Strike action in higher education

Stamp out casual contracts

Squeezing the employers on casualisation in HE

3 December 2018 | last updated: 4 December 2018

Anyone interested in casualisation in the university sector and watching the offers issuing from UCEA, the national employers' organisation will very quickly draw an important conclusion.

University employers are offering nothing of any substance. For some years now, repeated calls for jointly agreed action to reduce precarious work in higher education have been met with a complete refusal to offer anything meaningful. Instead, national employers' representatives have confined themselves to warm words about interminable working groups aimed at producing joint research or 'gaining a better understanding'. Anything but taking action. When pressed they will throw up their hands and gesture towards their mandate.

Every year, UCEA are given a mandate by their subscribers and every year this extends to offering the smallest possible amount in headline pay rises, consistently below inflation, together with an offer of nothing on casualisation. No university employer wants this to be resolved through action that they don't control, so they simply don't provide a mandate to negotiate on casualisation. Even if they did, any solutions developed would still require our branches to negotiate their application to the specific circumstances in each employer.

This is why UCU has to take the fight to local employers.

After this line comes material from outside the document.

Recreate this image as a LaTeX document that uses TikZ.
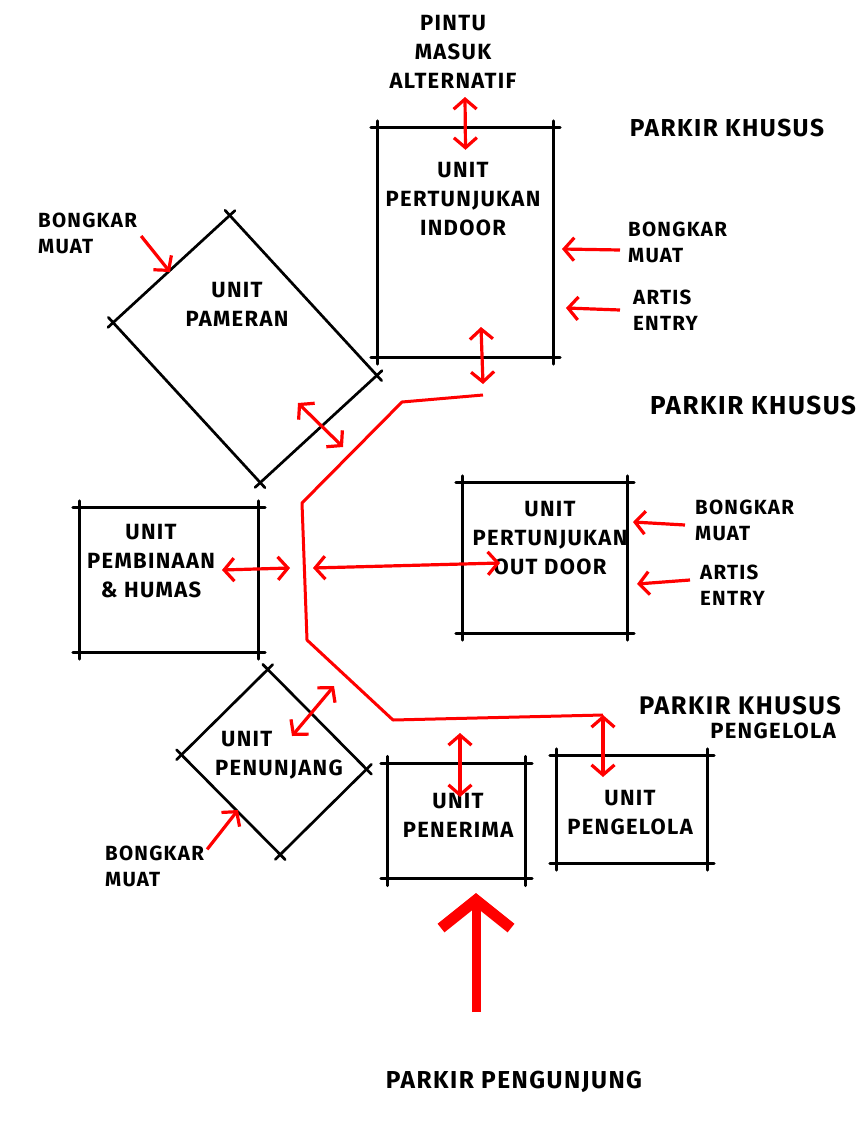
\documentclass[tikz,border=0pt]{standalone}
\usepackage{fontspec}
\setmainfont{Fira Sans}[LetterSpace=6]
\usetikzlibrary{arrows.meta,positioning}

\tikzset{
  unitbox/.style={rectangle,inner sep=0pt},
  sketch/.style={line width=2.7pt,line cap=round,shorten <=-7pt,shorten >=-7pt},
  lbl/.style={font=\bfseries\fontsize{22}{29}\selectfont,align=center,inner sep=0pt},
  lblkiri/.style={font=\bfseries\fontsize{20.5}{26}\selectfont,align=left,inner sep=0pt,anchor=west},
  parkir/.style={font=\bfseries\fontsize{24.5}{30}\selectfont,inner sep=0pt},
  jalur/.style={red,line width=3pt,line join=round},
  twoway/.style={red,line width=3.2pt,{Straight Barb[length=10pt,width=23pt]}-{Straight Barb[length=10pt,width=23pt]}},
  oneway/.style={red,line width=3.2pt,-{Straight Barb[length=10pt,width=23pt]}},
  mainway/.style={red,line width=9pt,-{Straight Barb[length=28pt,width=70pt,line width=11pt]}},
}
\newcommand{\roughbox}[1]{%
  \draw[sketch] (#1.north west) -- (#1.north east);
  \draw[sketch] (#1.north east) -- (#1.south east);
  \draw[sketch] (#1.south east) -- (#1.south west);
  \draw[sketch] (#1.south west) -- (#1.north west);
}

\begin{document}
\begin{tikzpicture}[x=1pt,y=-1pt]
\useasboundingbox (0,0) rectangle (865,1124);

% unit-unit
\node[unitbox,minimum width=175pt,minimum height=229pt] (indoor) at (465.5,242.5) {};
\node[unitbox,minimum width=164pt,minimum height=150pt] (outdoor) at (545,558) {};
\node[unitbox,minimum width=178pt,minimum height=144pt] (pembinaan) at (169,580) {};
\node[unitbox,minimum width=137pt,minimum height=115pt] (penerima) at (456.5,821) {};
\node[unitbox,minimum width=150pt,minimum height=107pt] (pengelola) at (632,809.5) {};
\node[unitbox,minimum width=217pt,minimum height=158pt,rotate=-47.4] (pameran) at (245,349) {};
\node[unitbox,minimum width=140pt,minimum height=121pt,rotate=-45.3] (penunjang) at (274,762) {};
\foreach \u in {indoor,outdoor,pembinaan,penerima,pengelola,pameran,penunjang}
  {\roughbox{\u}}

% teks
\node[lbl] (pintu) at (453,52) {PINTU\\MASUK\\ALTERNATIF};
\node[lbl] (tIndoor) at (463,199) {UNIT\\PERTUNJUKAN\\INDOOR};
\node[lbl] (tPameran) at (237,304) {UNIT\\PAMERAN};
\node[lbl] (tPembinaan) at (151,561) {UNIT\\PEMBINAAN\\\& HUMAS};
\node[lbl] (tOutdoor) at (550,538) {UNIT\\PERTUNJUKAN\\OUT DOOR};
\node[lbl,align=left,anchor=west] (tPenunjang) at (215,755) {\hspace{6pt}UNIT\\PENUNJANG};
\node[lbl] (tPenerima) at (458,815) {UNIT\\PENERIMA};
\node[lbl] (tPengelola) at (630,813) {UNIT\\PENGELOLA};

\node[lblkiri] (bmKiri) at (38,233) {BONGKAR\\MUAT};
\node[lblkiri] (bmIndoor) at (628,242) {BONGKAR\\MUAT};
\node[lblkiri] (artisIndoor) at (633,310) {ARTIS\\ENTRY};
\node[lblkiri] (bmOutdoor) at (695,520) {BONGKAR\\MUAT};
\node[lblkiri] (artisOutdoor) at (700,585) {ARTIS\\ENTRY};
\node[lblkiri] (bmBawah) at (105,866) {BONGKAR\\MUAT};

\node[parkir] (parkir1) at (727,128) {PARKIR KHUSUS};
\node[parkir,font=\bfseries\fontsize{26}{30}\selectfont] (parkir2) at (753,405) {PARKIR KHUSUS};
\node[parkir,font=\bfseries\fontsize{25.5}{30}\selectfont] (parkir3) at (740,706) {PARKIR KHUSUS};
\node[lbl,anchor=east] (parkir3b) at (836,731) {PENGELOLA};
\node[parkir] (pengunjung) at (514,1082) {PARKIR PENGUNJUNG};

% jalur sirkulasi
\coordinate (j1) at (483,395);
\coordinate (j2) at (402,402);
\coordinate (j3) at (302,503);
\coordinate (j4) at (307,640);
\coordinate (j5) at (393,720);
\coordinate (j6) at (603,715);
\draw[jalur] (j1) -- (j2) -- (j3) -- (j4) -- (j5) -- (j6);

% hubungan dua arah
\coordinate (pintuA) at (465,97);
\coordinate (inB) at (481,327);
\coordinate (pmA) at (298,403);
\coordinate (pmB) at (343,447);
\coordinate (pbA) at (222,570);
\coordinate (pbB) at (290,568);
\coordinate (odA) at (313,568);
\coordinate (odB) at (500,563);
\coordinate (pjA) at (292,736);
\coordinate (pjB) at (334,686);
\coordinate (prA) at (460,733);
\coordinate (prB) at (460,797);
\coordinate (plB) at (603,777);
\draw[twoway] (pintuA) -- ([yshift=-22pt]indoor.north);
\draw[twoway] (inB) -- ([yshift=11pt]j1);
\draw[twoway] (pmA) -- (pmB);
\draw[twoway] (pbA) -- (pbB);
\draw[twoway] (odA) -- (odB);
\draw[twoway] (pjA) -- (pjB);
\draw[twoway] (prA) -- (prB);
\draw[twoway] (j6) -- (plB);

% masuk satu arah
\coordinate (bmKiriT) at (170,272);
\coordinate (bmIndoorT) at (562,249);
\coordinate (artisIndoorT) at (566,308);
\coordinate (bmOutdoorT) at (633,522);
\coordinate (artisOutdoorT) at (637,584);
\coordinate (bmBawahT) at (238,810);
\draw[oneway] ([xshift=4pt,yshift=-3pt]bmKiri.east) -- (bmKiriT);
\draw[oneway] ([xshift=-8pt,yshift=-8pt]bmIndoor.west) -- (bmIndoorT);
\draw[oneway] ([xshift=-13pt]artisIndoor.west) -- (artisIndoorT);
\draw[oneway] ([xshift=-10pt,yshift=-5pt]bmOutdoor.west) -- (bmOutdoorT);
\draw[oneway] ([xshift=-10pt,yshift=5pt]artisOutdoor.west) -- (artisOutdoorT);
\draw[oneway] ([xshift=3pt,yshift=-4pt]bmBawah.north east) -- (bmBawahT);

\coordinate (masuk) at (476,1012);
\coordinate (masukT) at (476,893);
\draw[mainway] (masuk) -- (masukT);
\end{tikzpicture}
\end{document}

Employers are saying casualisation is a local issue. Of course, that's a one-sided view, and it is obviously true that national policy changes made by a government that wanted to provide better jobs in the sector could completely transform the situation. But in the meantime, we don't have to, nor should we wait for that to happen. As a union, we can and must take action now. 

In addition to which, of course, UCU is recognised and organised locally and can take significant action to hurt the employer's reputation locally. Hence UCU's national strategy must be to try to win change at national level but also help our branches to drive it from the bottom upwards where necessary. This helps explain the resources that we're putting into encouraging and supporting branches to table local claims. 

However, simply tabling claims and expecting the employer to engage was never going to be enough, which is why UCU's national and regional officials have been working with a group of our branches to develop local plans to exert growing pressure, build organisation and exercise strategic leverage over employers.

The underpinning of these local plans is a strategy day. At these strategy days, the branch reviews the key issues for casualised staff, studies the employer's perspective, maps the employer's power and looks at how to build the branch's own power through membership and the critical alliance with students. In the final session, the branch examines the points of maximum leverage over the course of a year and develops a campaign plan to support its claim.

The take up of this approach has been impressive.

Strategy days have been held at the universities of Edinburgh, Manchester, Nottingham, Cambridge, Bristol, Durham, Swansea and Leeds. Claims worked up through these strategy days and supporting campaigns have been lodged at Edinburgh, Manchester, Nottingham, Cambridge, Swansea and Bristol and negotiations have begun in five of these seven branches. At Durham we expect a claim to be lodged this month.

At Bristol, the branch launched their campaign with a public meeting aimed at casualised staff.

The University of Manchester UCU launched a petition which appears to have annoyed their management, while Cambridge coordinated the submission of their claim with the publication of a new report into casualisation.

At Nottingham, where the management have yet to show any will to negotiate, around 50 professors signed an open letter to the management calling for a change of direction, students have begun to contact the vice-chancellor calling for talks and the branch and Students' Union have called a local demonstration for 12 December.

Similarly, at Edinburgh University, where talks have stalled, the branch and students will be lobbying the university Court on 3 December.

Where employers fail to engage or move, the pressure will be ratcheted up, all with national support and all with the supporting aim of building organisation and engagement among casualised staff.

The key to this approach is combining claims for negotiations with planned and coordinated campaigning and negotiation, supported by resources from the national union. It is through this approach that, whatever the shortcomings of the national bargaining machinery, the union can build on other major local successes in recent years, from the ending or radical reduction in zero hours and casual worker contracts at Edinburgh, Glasgow, Sussex and Sheffield universities, to the movement of hourly paid staff onto fractional contracts at Anglia Ruskin, Bournemouth and Portsmouth universities.

These are not seismic changes in themselves, but they are creating movement and momentum and it is absolutely certain that they would not have happened without the union.